-- Start --

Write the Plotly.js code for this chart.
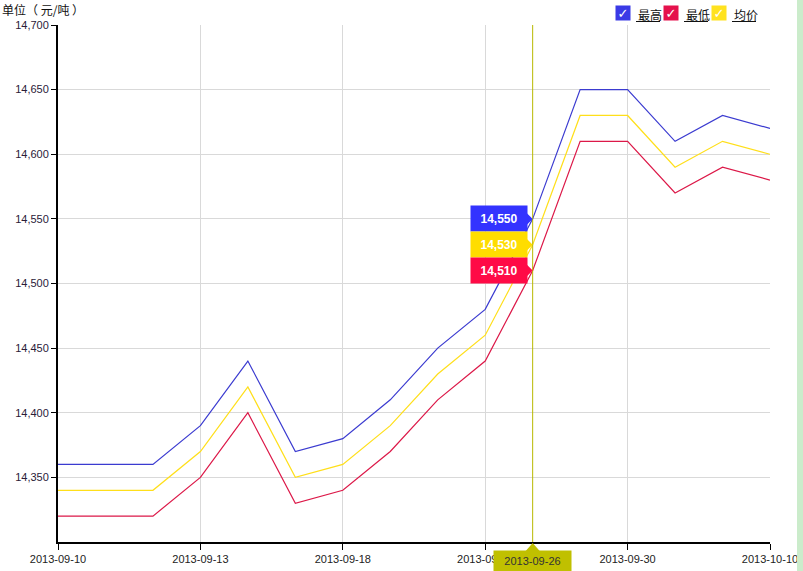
<!DOCTYPE html>
<html><head><meta charset="utf-8">
<script src="https://cdn.plot.ly/plotly-3.0.1.min.js"></script>
<style>html,body{margin:0;padding:0;background:#fff}#chart{width:803px;height:571px}</style>
</head><body><div id="chart"></div>
<script>
const dates = ['2013-09-10','2013-09-11','2013-09-12','2013-09-13','2013-09-16','2013-09-17','2013-09-18','2013-09-23','2013-09-24','2013-09-25','2013-09-26','2013-09-27','2013-09-30','2013-10-08','2013-10-09','2013-10-10'];
const highVals = [14360,14360,14360,14390,14440,14370,14380,14410,14450,14480,14550,14650,14650,14610,14630,14620];
const lowVals  = [14320,14320,14320,14350,14400,14330,14340,14370,14410,14440,14510,14610,14610,14570,14590,14580];
const avgVals  = [14340,14340,14340,14370,14420,14350,14360,14390,14430,14460,14530,14630,14630,14590,14610,14600];
const seriesNames = ['最高','最低','均价'];
const xTickLabels = ['2013-09-10','2013-09-13','2013-09-18','2013-09-25','2013-09-30','2013-10-10'];
const yTickVals = [14350,14400,14450,14500,14550,14600,14650,14700];
const focusDate = '2013-09-26';
const yTitle = '单位（ 元/吨 ）';

const cBlue = '#3b3bd0', cRed = '#dc1848', cYellow = '#ffdf1a';
const fi = dates.indexOf(focusDate);

const mk = (y, name, color) => ({x: dates, y: y, name: name, type: 'scatter', mode: 'lines',
  line: {color: color, width: 1.2}, hoverinfo: 'skip', showlegend: false});
const data = [mk(highVals, seriesNames[0], cBlue), mk(avgVals, seriesNames[2], cYellow), mk(lowVals, seriesNames[1], cRed)];

const L = 58, R = 770, T = 25, B = 542;
const px = v => (v - L) / (R - L);
const py = v => (B - v) / (B - T);
const font = 'Liberation Sans, Arial, sans-serif';
const cjk = 'Noto Sans CJK SC, sans-serif';

const annotations = [];
const shapes = [];

// crosshair
shapes.push({type: 'line', xref: 'x', yref: 'paper', x0: fi, x1: fi, y0: 0, y1: 1, line: {color: '#b8b800', width: 1}, layer: 'above'});

// value tags
[[highVals, '#3333ff', '#fff'], [avgVals, '#ffdd00', '#fff'], [lowVals, '#ff0a46', '#fff']].forEach(([arr, bg, fc]) => {
  annotations.push({xref: 'x', yref: 'y', x: fi, y: arr[fi], xanchor: 'right', yanchor: 'middle', xshift: -5,
    text: '<b>' + arr[fi].toLocaleString('en-US') + '</b>', showarrow: false, bgcolor: bg,
    width: 50, height: 19, borderpad: 3, font: {family: font, size: 12, color: fc}, align: 'center'});
  shapes.push({type: 'path', xref: 'x', yref: 'y', xsizemode: 'pixel', ysizemode: 'pixel', xanchor: fi, yanchor: arr[fi],
    path: 'M -6 -6 L 0 0 L -6 6 Z', fillcolor: bg, line: {width: 0}, layer: 'above'});
});

// x focus label
annotations.push({xref: 'x', yref: 'paper', x: fi, y: 0, yanchor: 'top', yshift: -8, text: focusDate, showarrow: false,
  bgcolor: '#c0c000', width: 73, height: 16, borderpad: 2, font: {family: font, size: 11, color: '#333'}});
shapes.push({type: 'path', xref: 'x', yref: 'paper', xsizemode: 'pixel', ysizemode: 'pixel', xanchor: fi, yanchor: 0,
  path: 'M -7 -9 L 0 -1 L 7 -9 Z', fillcolor: '#c0c000', line: {width: 0}, layer: 'above'});

// y title
annotations.push({xref: 'paper', yref: 'paper', x: px(0), y: py(10), xanchor: 'left', yanchor: 'middle', text: yTitle,
  showarrow: false, font: {family: cjk, size: 12, color: '#111'}});

// custom legend
const legendItems = [[seriesNames[0], '#3a3ae6', 615, 636], [seriesNames[1], '#e5114c', 663, 684], [seriesNames[2], '#ffe21f', 711, 732]];
legendItems.forEach(([name, color, bx, tx]) => {
  annotations.push({xref: 'paper', yref: 'paper', x: px(bx), y: py(13), xanchor: 'left', yanchor: 'middle', text: '<b>✓</b>',
    showarrow: false, bgcolor: color, width: 14, height: 14, borderpad: 0, font: {family: 'DejaVu Sans', size: 13, color: '#fff'}});
  annotations.push({xref: 'paper', yref: 'paper', x: px(tx), y: py(14), xanchor: 'left', yanchor: 'middle', text: name,
    showarrow: false, font: {family: cjk, size: 12, color: '#111'}});
  shapes.push({type: 'line', xref: 'paper', yref: 'paper', x0: px(tx), x1: px(tx + 24), y0: py(21.5), y1: py(21.5), line: {color: '#111', width: 1}});
});

// right green strip
shapes.push({type: 'rect', xref: 'paper', yref: 'paper', x0: px(797), x1: px(804), y0: py(572), y1: py(-1), fillcolor: '#cbeccb', line: {width: 0}});

const layout = {
  width: 803, height: 571,
  margin: {l: L, r: 803 - R, t: T, b: 571 - B, pad: 0},
  paper_bgcolor: '#fff', plot_bgcolor: '#fff',
  showlegend: false, hovermode: false,
  xaxis: {type: 'category', range: [0, dates.length - 1], tickmode: 'array', tickvals: xTickLabels, ticktext: xTickLabels,
    showgrid: true, gridcolor: '#d9d9d9', gridwidth: 1, showline: true, linecolor: '#000', linewidth: 2,
    ticks: 'outside', ticklen: 6, tickcolor: '#000', tickwidth: 1, tickangle: 0, automargin: false,
    tickfont: {family: font, size: 11, color: '#222'}, zeroline: false},
  yaxis: {range: [14300, 14700], tickmode: 'array', tickvals: yTickVals, ticktext: yTickVals.map(v => v.toLocaleString('en-US')),
    showgrid: true, gridcolor: '#d9d9d9', gridwidth: 1, showline: true, linecolor: '#000', linewidth: 2,
    ticks: 'outside', ticklen: 5, tickcolor: '#000', tickwidth: 1, automargin: false,
    tickfont: {family: font, size: 11, color: '#2a2038'}, zeroline: false},
  annotations: annotations, shapes: shapes
};
Plotly.newPlot('chart', data, layout, {displayModeBar: false, staticPlot: true});
</script></body></html>
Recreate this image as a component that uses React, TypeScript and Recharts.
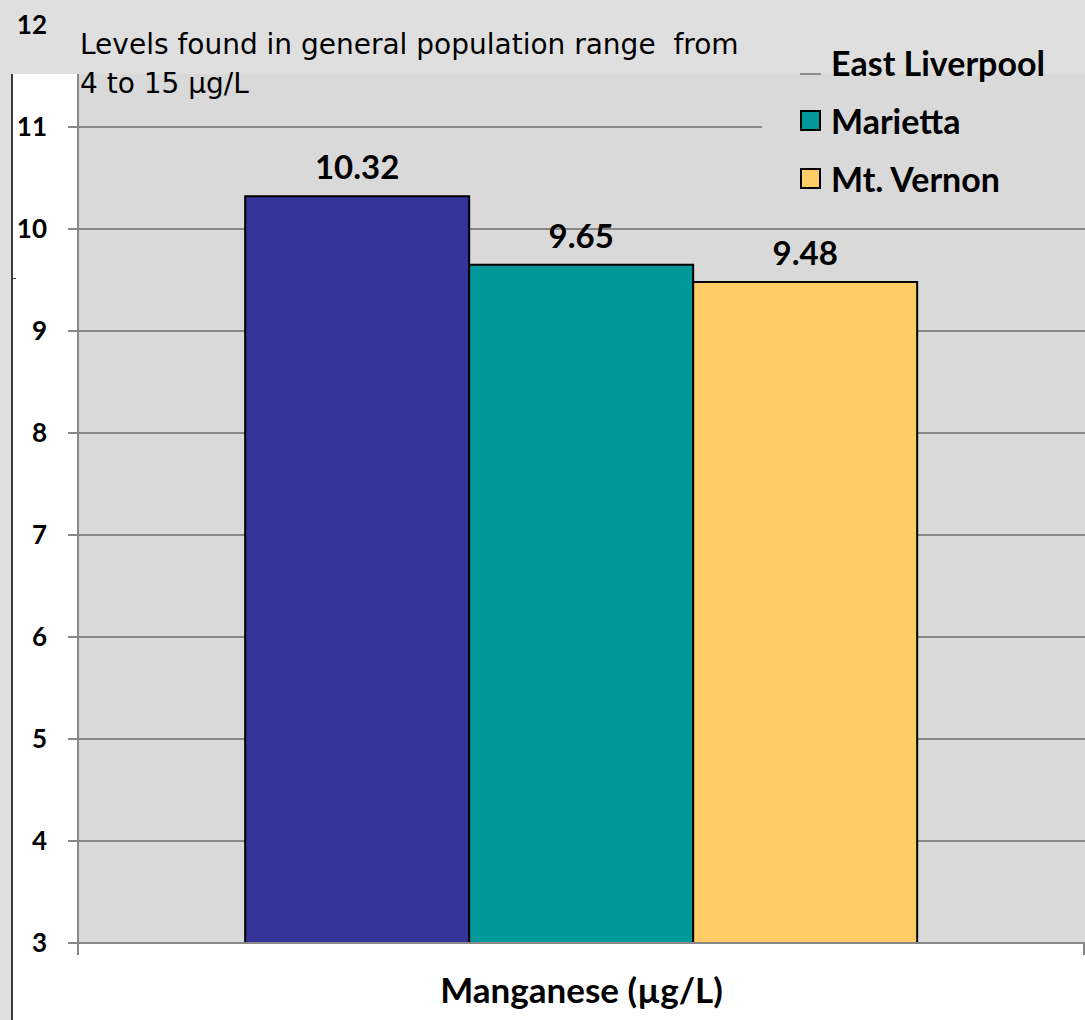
import React from 'react';
import { Bar, BarChart, CartesianGrid, LabelList, XAxis, YAxis } from 'recharts';

const categories = ['Manganese (µg/L)'];
const seriesNames = ['East Liverpool', 'Marietta', 'Mt. Vernon'];
const eastLiverpool = [10.32];
const marietta = [9.65];
const mtVernon = [9.48];
const yTicks = [3, 4, 5, 6, 7, 8, 9, 10, 11, 12];
const gridValues = [4, 5, 6, 7, 8, 9, 10, 11];
const noteLines = ['Levels found in general population range  from', '4 to 15 µg/L'];

const COLORS = ['#333399', '#009999', '#FFCC66'];
const BOLD = 'Lato, "Open Sans", sans-serif';
const NOTE = '"DejaVu Sans", Verdana, sans-serif';
const AXIS_GRAY = '#878787';
const HIDDEN_TICK = 12; // its tick mark sits under the top strip

const data = categories.map((name, i) => ({
  name,
  eastLiverpool: eastLiverpool[i],
  marietta: marietta[i],
  mtVernon: mtVernon[i]
}));

function YTick(props: any) {
  const { x, y, payload } = props;
  return (
    <g>
      {payload.value !== HIDDEN_TICK && (
        <line x1={68} x2={78} y1={y} y2={y} stroke={AXIS_GRAY} strokeWidth={2} />
      )}
      <text
        x={47}
        y={y}
        dy="0.36em"
        textAnchor="end"
        fontFamily={BOLD}
        fontWeight={700}
        fontSize={26}
        fill="#000"
      >
        {payload.value}
      </text>
    </g>
  );
}

function LegendBox() {
  return (
    <div style={{ position: 'absolute', left: 762, top: 0, width: 323, height: 205, zIndex: 2 }}>
      <div style={{ position: 'absolute', left: 0, top: 74, width: 323, height: 131, background: '#d9d9d9' }} />
      {/* first marker sits under the top strip, only its lower edge shows */}
      <div style={{ position: 'absolute', left: 38, top: 73, width: 21, height: 2, background: '#8c8c8c' }} />
      {seriesNames.map((s, i) => (
        <div key={s} style={{ position: 'absolute', left: 0, top: 42 + i * 58, height: 40, display: 'flex', alignItems: 'center' }}>
          {i > 0 ? (
            <div style={{ marginLeft: 38, width: 17, height: 17, border: '2px solid #000', background: COLORS[i] }} />
          ) : (
            <div style={{ marginLeft: 38, width: 21, height: 21 }} />
          )}
          <span style={{ marginLeft: 10, fontFamily: BOLD, fontWeight: 700, fontSize: 34, color: '#000', whiteSpace: 'nowrap' }}>{s}</span>
        </div>
      ))}
    </div>
  );
}

export default function App() {
  return (
    <div style={{ position: 'absolute', left: 0, top: 0, width: 1085, height: 1020, overflow: 'hidden', background: '#dfdfdf' }}>
      <div style={{ position: 'absolute', left: 13, top: 74, width: 1072, height: 946, background: '#fff' }} />
      <div style={{ position: 'absolute', left: 11, top: 74, width: 2, height: 946, background: '#3a3a3a' }} />
      <div style={{ position: 'absolute', left: 11, top: 278, width: 5, height: 1, background: '#3a3a3a' }} />
      <div style={{ position: 'absolute', left: 78, top: 74, width: 1007, height: 869, background: '#d9d9d9' }} />
      <div style={{ position: 'absolute', left: 77, top: 74, width: 2, height: 881, background: AXIS_GRAY }} />
      <div style={{ position: 'absolute', left: 1083, top: 943, width: 2, height: 12, background: AXIS_GRAY }} />

      <div style={{ position: 'absolute', left: 0, top: 0, zIndex: 1 }}>
        <BarChart
          width={1085}
          height={1020}
          data={data}
          margin={{ top: 25, right: 0, bottom: 0, left: 0 }}
          barCategoryGap="16.6%"
          barGap={0}
        >
          <CartesianGrid
            horizontal
            vertical={false}
            horizontalValues={gridValues}
            stroke={AXIS_GRAY}
            strokeWidth={2}
            fill="none"
          />
          <XAxis
            dataKey="name"
            height={77}
            axisLine={{ stroke: AXIS_GRAY, strokeWidth: 2 }}
            tickLine={false}
            tickSize={0}
            tickMargin={35}
            tick={{ fontFamily: BOLD, fontWeight: 700, fontSize: 35, fill: '#000' }}
          />
          <YAxis
            width={78}
            domain={[3, 12]}
            ticks={yTicks}
            interval={0}
            axisLine={false}
            tickLine={false}
            tick={<YTick />}
          />
          {['eastLiverpool', 'marietta', 'mtVernon'].map((k, i) => (
            <Bar key={k} dataKey={k} name={seriesNames[i]} fill={COLORS[i]} stroke="#000" strokeWidth={2} isAnimationActive={false}>
              <LabelList
                dataKey={k}
                position="top"
                offset={17}
                formatter={(v: any) => Number(v).toFixed(2)}
                style={{ fontFamily: BOLD, fontWeight: 700, fontSize: 33, fill: '#000' }}
              />
            </Bar>
          ))}
        </BarChart>
      </div>

      <div style={{ position: 'absolute', left: 80, top: 0, zIndex: 2, fontFamily: NOTE, fontSize: 28, color: '#000', lineHeight: '39px', paddingTop: 25, whiteSpace: 'pre' }}>
        {noteLines.map((l) => (
          <div key={l}>{l}</div>
        ))}
      </div>
      <LegendBox />
    </div>
  );
}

-- End --

Exercise:
Repeat exactly the lines from the first line of the records above through the line containing "const shapes = [];", leaving out the pictures.

Output of the task:
Write the Plotly.js code for this chart.
<!DOCTYPE html>
<html><head><meta charset="utf-8">
<script src="https://cdn.plot.ly/plotly-3.0.1.min.js"></script>
<style>html,body{margin:0;padding:0;background:#fff}#chart{width:803px;height:571px}</style>
</head><body><div id="chart"></div>
<script>
const dates = ['2013-09-10','2013-09-11','2013-09-12','2013-09-13','2013-09-16','2013-09-17','2013-09-18','2013-09-23','2013-09-24','2013-09-25','2013-09-26','2013-09-27','2013-09-30','2013-10-08','2013-10-09','2013-10-10'];
const highVals = [14360,14360,14360,14390,14440,14370,14380,14410,14450,14480,14550,14650,14650,14610,14630,14620];
const lowVals  = [14320,14320,14320,14350,14400,14330,14340,14370,14410,14440,14510,14610,14610,14570,14590,14580];
const avgVals  = [14340,14340,14340,14370,14420,14350,14360,14390,14430,14460,14530,14630,14630,14590,14610,14600];
const seriesNames = ['最高','最低','均价'];
const xTickLabels = ['2013-09-10','2013-09-13','2013-09-18','2013-09-25','2013-09-30','2013-10-10'];
const yTickVals = [14350,14400,14450,14500,14550,14600,14650,14700];
const focusDate = '2013-09-26';
const yTitle = '单位（ 元/吨 ）';

const cBlue = '#3b3bd0', cRed = '#dc1848', cYellow = '#ffdf1a';
const fi = dates.indexOf(focusDate);

const mk = (y, name, color) => ({x: dates, y: y, name: name, type: 'scatter', mode: 'lines',
  line: {color: color, width: 1.2}, hoverinfo: 'skip', showlegend: false});
const data = [mk(highVals, seriesNames[0], cBlue), mk(avgVals, seriesNames[2], cYellow), mk(lowVals, seriesNames[1], cRed)];

const L = 58, R = 770, T = 25, B = 542;
const px = v => (v - L) / (R - L);
const py = v => (B - v) / (B - T);
const font = 'Liberation Sans, Arial, sans-serif';
const cjk = 'Noto Sans CJK SC, sans-serif';

const annotations = [];
const shapes = [];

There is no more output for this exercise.